| Set exercise |
Starting at the top of the listing, extract every line up to and including the one with "ax.spines[s].set_linewidth(1.6)". Pictures stay out of the copy.
_ _ _ _ _
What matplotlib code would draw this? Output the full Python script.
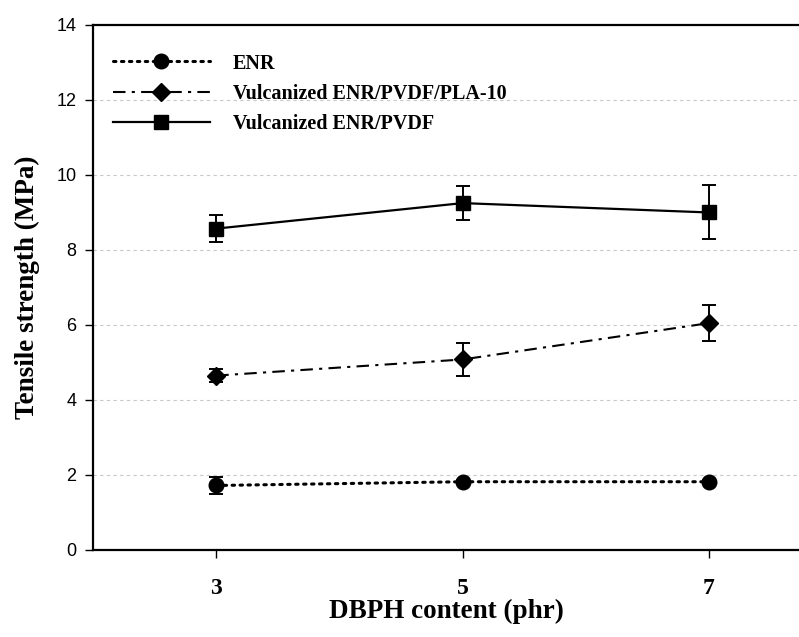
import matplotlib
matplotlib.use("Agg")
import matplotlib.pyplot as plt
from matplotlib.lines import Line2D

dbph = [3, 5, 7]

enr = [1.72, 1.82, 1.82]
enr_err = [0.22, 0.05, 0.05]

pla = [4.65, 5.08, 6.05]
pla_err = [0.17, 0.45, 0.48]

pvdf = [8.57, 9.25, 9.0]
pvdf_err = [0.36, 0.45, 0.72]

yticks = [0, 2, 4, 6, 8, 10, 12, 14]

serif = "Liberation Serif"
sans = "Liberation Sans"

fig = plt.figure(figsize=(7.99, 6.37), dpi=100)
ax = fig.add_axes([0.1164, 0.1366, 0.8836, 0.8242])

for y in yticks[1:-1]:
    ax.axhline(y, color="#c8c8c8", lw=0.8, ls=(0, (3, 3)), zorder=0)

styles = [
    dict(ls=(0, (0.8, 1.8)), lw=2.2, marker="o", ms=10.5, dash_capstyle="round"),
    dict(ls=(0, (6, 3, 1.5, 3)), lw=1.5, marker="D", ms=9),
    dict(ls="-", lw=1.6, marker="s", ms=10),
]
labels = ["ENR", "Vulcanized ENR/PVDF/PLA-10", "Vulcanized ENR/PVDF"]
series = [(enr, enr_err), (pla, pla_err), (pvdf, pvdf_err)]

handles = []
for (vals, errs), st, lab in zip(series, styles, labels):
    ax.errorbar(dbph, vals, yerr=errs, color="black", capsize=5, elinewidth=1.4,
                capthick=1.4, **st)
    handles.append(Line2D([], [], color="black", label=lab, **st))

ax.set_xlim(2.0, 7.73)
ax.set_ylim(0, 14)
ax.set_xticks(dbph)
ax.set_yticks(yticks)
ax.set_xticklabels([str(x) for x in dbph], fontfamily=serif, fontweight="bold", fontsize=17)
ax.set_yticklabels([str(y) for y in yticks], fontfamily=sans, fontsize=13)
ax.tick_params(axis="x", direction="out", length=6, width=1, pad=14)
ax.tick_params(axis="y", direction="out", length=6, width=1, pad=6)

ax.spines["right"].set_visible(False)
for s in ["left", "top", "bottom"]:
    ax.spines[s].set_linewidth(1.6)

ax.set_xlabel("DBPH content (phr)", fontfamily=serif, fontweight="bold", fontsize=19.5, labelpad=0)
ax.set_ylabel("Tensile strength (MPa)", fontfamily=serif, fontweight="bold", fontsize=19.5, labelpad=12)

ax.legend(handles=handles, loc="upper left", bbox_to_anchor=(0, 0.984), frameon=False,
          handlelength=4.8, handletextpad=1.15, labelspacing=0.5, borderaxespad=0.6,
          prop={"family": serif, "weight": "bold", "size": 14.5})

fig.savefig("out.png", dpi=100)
_ _ _ _ _
| Solved problem |
What matplotlib code would draw this? Output the full Python script.
import matplotlib
matplotlib.use("Agg")
import matplotlib.pyplot as plt
from matplotlib.lines import Line2D

dbph = [3, 5, 7]

enr = [1.72, 1.82, 1.82]
enr_err = [0.22, 0.05, 0.05]

pla = [4.65, 5.08, 6.05]
pla_err = [0.17, 0.45, 0.48]

pvdf = [8.57, 9.25, 9.0]
pvdf_err = [0.36, 0.45, 0.72]

yticks = [0, 2, 4, 6, 8, 10, 12, 14]

serif = "Liberation Serif"
sans = "Liberation Sans"

fig = plt.figure(figsize=(7.99, 6.37), dpi=100)
ax = fig.add_axes([0.1164, 0.1366, 0.8836, 0.8242])

for y in yticks[1:-1]:
    ax.axhline(y, color="#c8c8c8", lw=0.8, ls=(0, (3, 3)), zorder=0)

styles = [
    dict(ls=(0, (0.8, 1.8)), lw=2.2, marker="o", ms=10.5, dash_capstyle="round"),
    dict(ls=(0, (6, 3, 1.5, 3)), lw=1.5, marker="D", ms=9),
    dict(ls="-", lw=1.6, marker="s", ms=10),
]
labels = ["ENR", "Vulcanized ENR/PVDF/PLA-10", "Vulcanized ENR/PVDF"]
series = [(enr, enr_err), (pla, pla_err), (pvdf, pvdf_err)]

handles = []
for (vals, errs), st, lab in zip(series, styles, labels):
    ax.errorbar(dbph, vals, yerr=errs, color="black", capsize=5, elinewidth=1.4,
                capthick=1.4, **st)
    handles.append(Line2D([], [], color="black", label=lab, **st))

ax.set_xlim(2.0, 7.73)
ax.set_ylim(0, 14)
ax.set_xticks(dbph)
ax.set_yticks(yticks)
ax.set_xticklabels([str(x) for x in dbph], fontfamily=serif, fontweight="bold", fontsize=17)
ax.set_yticklabels([str(y) for y in yticks], fontfamily=sans, fontsize=13)
ax.tick_params(axis="x", direction="out", length=6, width=1, pad=14)
ax.tick_params(axis="y", direction="out", length=6, width=1, pad=6)

ax.spines["right"].set_visible(False)
for s in ["left", "top", "bottom"]:
    ax.spines[s].set_linewidth(1.6)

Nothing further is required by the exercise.